А и как только он ходил по честным пирам, Спотешал как он да князей, бояр, Веселил как он их на честных пирах.
Возможно, древнерусские песнотворцы были функционально близки скандинавским скальдам. Скандинавское присутствие на Руси было достаточно обширным — дружинных певцов здесь не могли не знать. Во всяком случае, в стадиально-типологическом отношении певческая манера Бояна (насколько можно о ней судить по описанию в «Слове о полку Игореве») родственна скальдическому стиху. Более того, в описании «Слова» Боян пользуется образами, прямо напоминающими поэтические иносказания, описанные у Снорри Стурлусона.
Однако нельзя не обратить внимания и на весьма существенные отличия. Скальды часто были известными общественными деятелями. Таковы, например, конунг Харальд Сигур-дарсон, автор знаменитых «Вис радости», исландский общественный деятель, поэт и хевдинг Снорри Стурлусон и др. Владение словом — одно из престижных достоинств норманнского воина и вождя. Древнерусские князья, напротив, стихов не сочиняли. Идеальный князь, по древнерусским представлениям (нашедшим свое выражение, например, в «Поучении» Владимира Мономаха), — образованный, деятельный, смелый, истинно верующий, но отнюдь не поэт. Судя по обилию языческих реминисценций в «Слове о полку Игореве» и по эпитету Бояна — «вещий», дружинная поэзия славян была тесно связана с язычеством и вместе с ним канула в Лету, уступив место близ княжеского стола книжной мудрости представителей православного духовенства. Вместе с тем эпическая традиция, «отодвинувшись» в ходе горизонтального размежевания древнерусского общества от власти, сохранилась в простонародной среде. Базовая для древнерусской культуры модель «учитель — ученик», на которой строились механизмы ее сохранения и воспроизводства, способствовала сохранению этой составляющей раннесредневековой интеллектуальной культуры на многие столетия.
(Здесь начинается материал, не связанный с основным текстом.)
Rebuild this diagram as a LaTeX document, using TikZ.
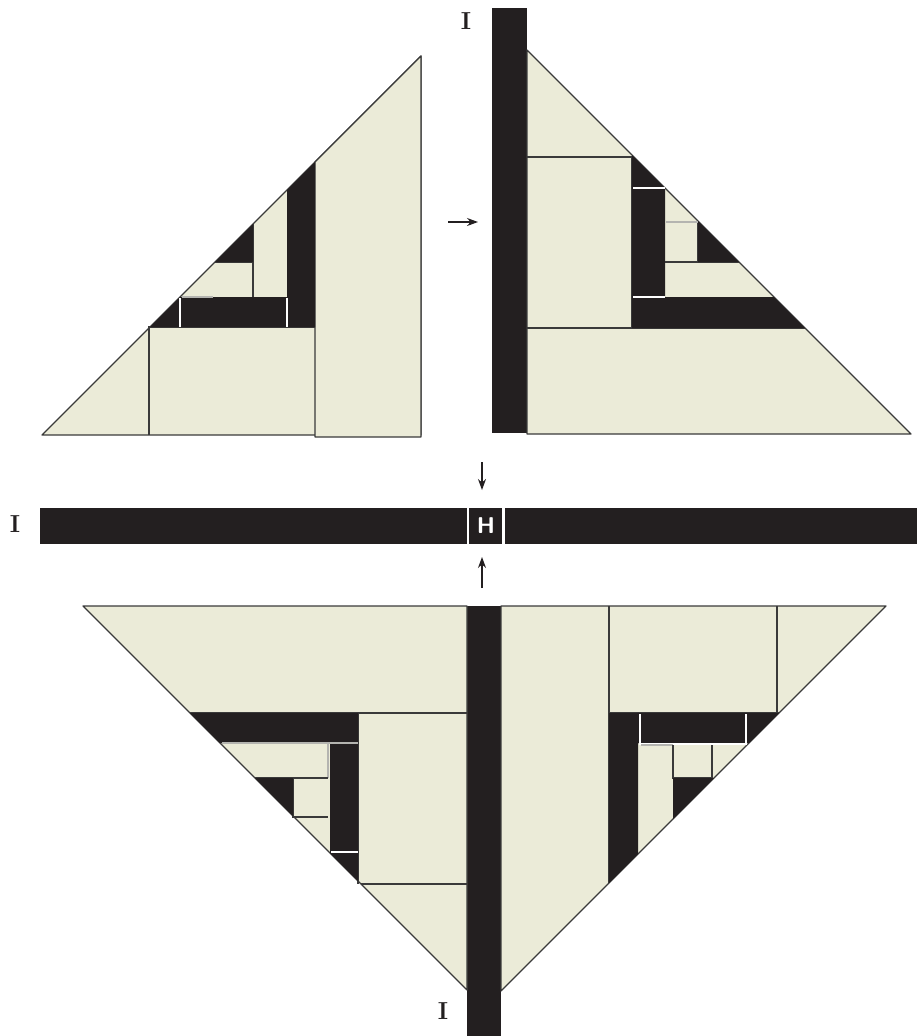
\documentclass[tikz,border=0pt]{standalone}
\usepackage{xcolor}
\usepackage{tikz}
\usetikzlibrary{arrows.meta, positioning}
\definecolor{paper}   {HTML}{EBEBD8}
\definecolor{ink}     {HTML}{231F20}
\definecolor{edge}    {HTML}{3A3A3A}
\definecolor{seamgray}{HTML}{B4B4B0}

\begin{document}
\begin{tikzpicture}[
    x=0.02cm, y=-0.02cm,
    pale/.style={fill=paper, draw=edge, line width=0.7pt, line join=round},
    inkfill/.style={fill=ink},
    rule/.style={draw=edge, line width=0.7pt},
    gap/.style={draw=white, line width=0.9pt},
    seam/.style={draw=seamgray, line width=0.8pt},
    arr/.style={-{Stealth[length=2.2mm, width=1.6mm]}, line width=0.6pt, color=ink},
    letter/.style={font=\bfseries\fontsize{14}{17}\selectfont, text=ink, inner sep=0pt},
  ]
    \useasboundingbox (0,0) rectangle (917,1036);

    % upper left piece
    \draw[pale] (42,435) -- (421,435) -- (421,56) -- cycle;
    \draw[pale] (315,162) -- (421,56) -- (421,437) -- (315,437) -- cycle;
    \draw[rule] (149,435) -- (149,327) -- (315,327);
    \fill[inkfill] (150,327) -- (180,297) -- (287,297) -- (287,190) -- (315,162) -- (315,327) -- cycle;
    \draw[gap] (180,298) -- (180,327) (287,298) -- (287,327);
    \draw[seam] (182,297) -- (213,297);
    \draw[rule] (215,262) -- (253,262) (253,224) -- (253,297);
    \fill[inkfill] (215,262) -- (253,262) -- (253,224) -- cycle;

    % upper right piece
    \fill[inkfill] (492,8) rectangle (527,433);
    \draw[pale] (527,50) -- (911,434) -- (527,434) -- cycle;
    \draw[rule] (527,157) -- (634,157) (527,328) -- (805,328) (632,157) -- (632,328);
    \fill[inkfill] (632,155) -- (665,188) -- (665,297) -- (774,297) -- (805,328) -- (632,328) -- cycle;
    \draw[gap] (633,188) -- (665,188) (633,297) -- (665,297);
    \draw[rule] (665,262) -- (739,262) (698,221) -- (698,262);
    \draw[seam] (666,222) -- (698,222);
    \fill[inkfill] (698,221) -- (739,262) -- (698,262) -- cycle;

    % middle bar
    \fill[inkfill] (40,508) rectangle (917,544);
    \draw[gap, line width=1.2pt] (468,508) -- (468,544) (503.5,508) -- (503.5,544);
    \node[font=\sffamily\bfseries\fontsize{13}{15}\selectfont, text=white, inner sep=0pt] (hlabel) at (486,526) {H};

    % lower piece
    \fill[inkfill] (467,606) rectangle (501,1036);
    \draw[pale] (83,606) -- (467,606) -- (467,990) -- cycle;
    \draw[pale] (501,606) -- (886,606) -- (501,991) -- cycle;

    \draw[rule] (190,713) -- (467,713) (358,713) -- (358,884) (361,884) -- (467,884);
    \fill[inkfill] (190,713) -- (358,713) -- (358,881) -- (330,853) -- (330,743) -- (220,743) -- cycle;
    \draw[seam] (222,743) -- (358,743) (328,743) -- (328,778);
    \draw[gap] (331,852) -- (358,852);
    \draw[rule] (255,778) -- (328,778) (293,778) -- (293,817) -- (328,817);
    \fill[inkfill] (255,778) -- (293,778) -- (293,816) -- cycle;

    \draw[rule] (609,606) -- (609,883) (777,606) -- (777,713) (609,713) -- (779,713);
    \fill[inkfill] (609,713) -- (779,713) -- (749,743) -- (638,743) -- (638,854) -- (609,883) -- cycle;
    \draw[gap] (640,714) -- (640,744) -- (746,744) -- (746,714);
    \draw[seam] (641,745) -- (673,745);
    \draw[rule] (673,745) -- (673,778) -- (712,778) (712,745) -- (712,778);
    \fill[inkfill] (673,778) -- (714,778) -- (673,819) -- cycle;

    % arrows
    \coordinate (r0) at (448,222);
    \coordinate (r1) at (478,222);
    \coordinate (d0) at (482,462);
    \coordinate (d1) at (482,490);
    \coordinate (u0) at (482,588);
    \coordinate (u1) at (482,557);
    \draw[arr] (r0) -- (r1);
    \draw[arr] (d0) -- (d1);
    \draw[arr] (u0) -- (u1);

    \node[letter] (itop)  at (466,21)   {I};
    \node[letter] (ileft) at (15,524)   {I};
    \node[letter] (ibot)  at (443,1011) {I};
  \end{tikzpicture}
\end{document}
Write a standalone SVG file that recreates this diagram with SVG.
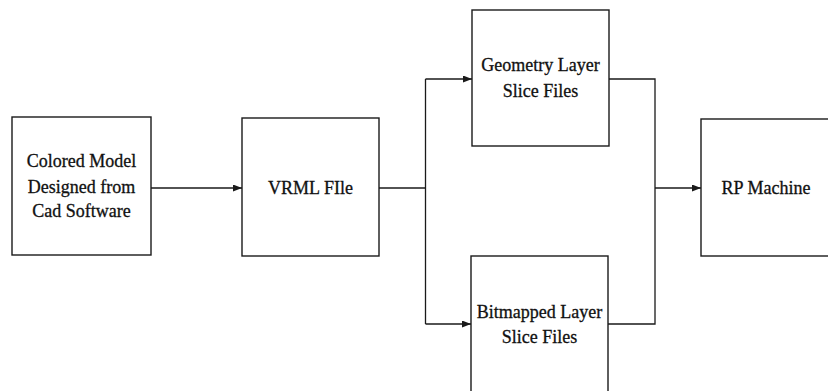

Ни для кого не секрет, что в рамках той или иной малой группы проходила и проходит основная часть жизни человека. Важно быть гражданином на вече, воем в ополчении, но выступать в этих общественных ролях человеку Древней Руси приходилось не каждый день, а вот общение с женой, с соседями, с детьми происходило ежечасно. Нормы повседневного поведения в узком кругу могут не меньше сказать нам о культуре наших предков, чем высшие ее достижения в сфере искусства и духовного развития.
Да и для самих людей Древней Руси общественная оценка каждого человека зависела не только от его принадлежности к известному слою населения, но и от личного умения вести себя среди людей. В русских былинах, сохранивших много представлений седой старины, положительный герой обычно отличается «вежеством»: «поклоны ведет по писаному, кресты кладет по ученому» (таков, например, Добрыня), и, напротив, — герой отрицательный демонстрирует полное незнакомство с правилами приличного поведения или неуважение к ним. Тугарин Змеевич в былине, вошедшей в самый древний сборник Кирши Данилова, «нечестно», т. е. неучтиво, безобразно хлеб ест — толкает за щеку по целой монастырской ковриге, «нечестно» пьет и ко всему еще похабным образом пристает к княгине — «руки в пазуху кладет, целует во уста сахарные».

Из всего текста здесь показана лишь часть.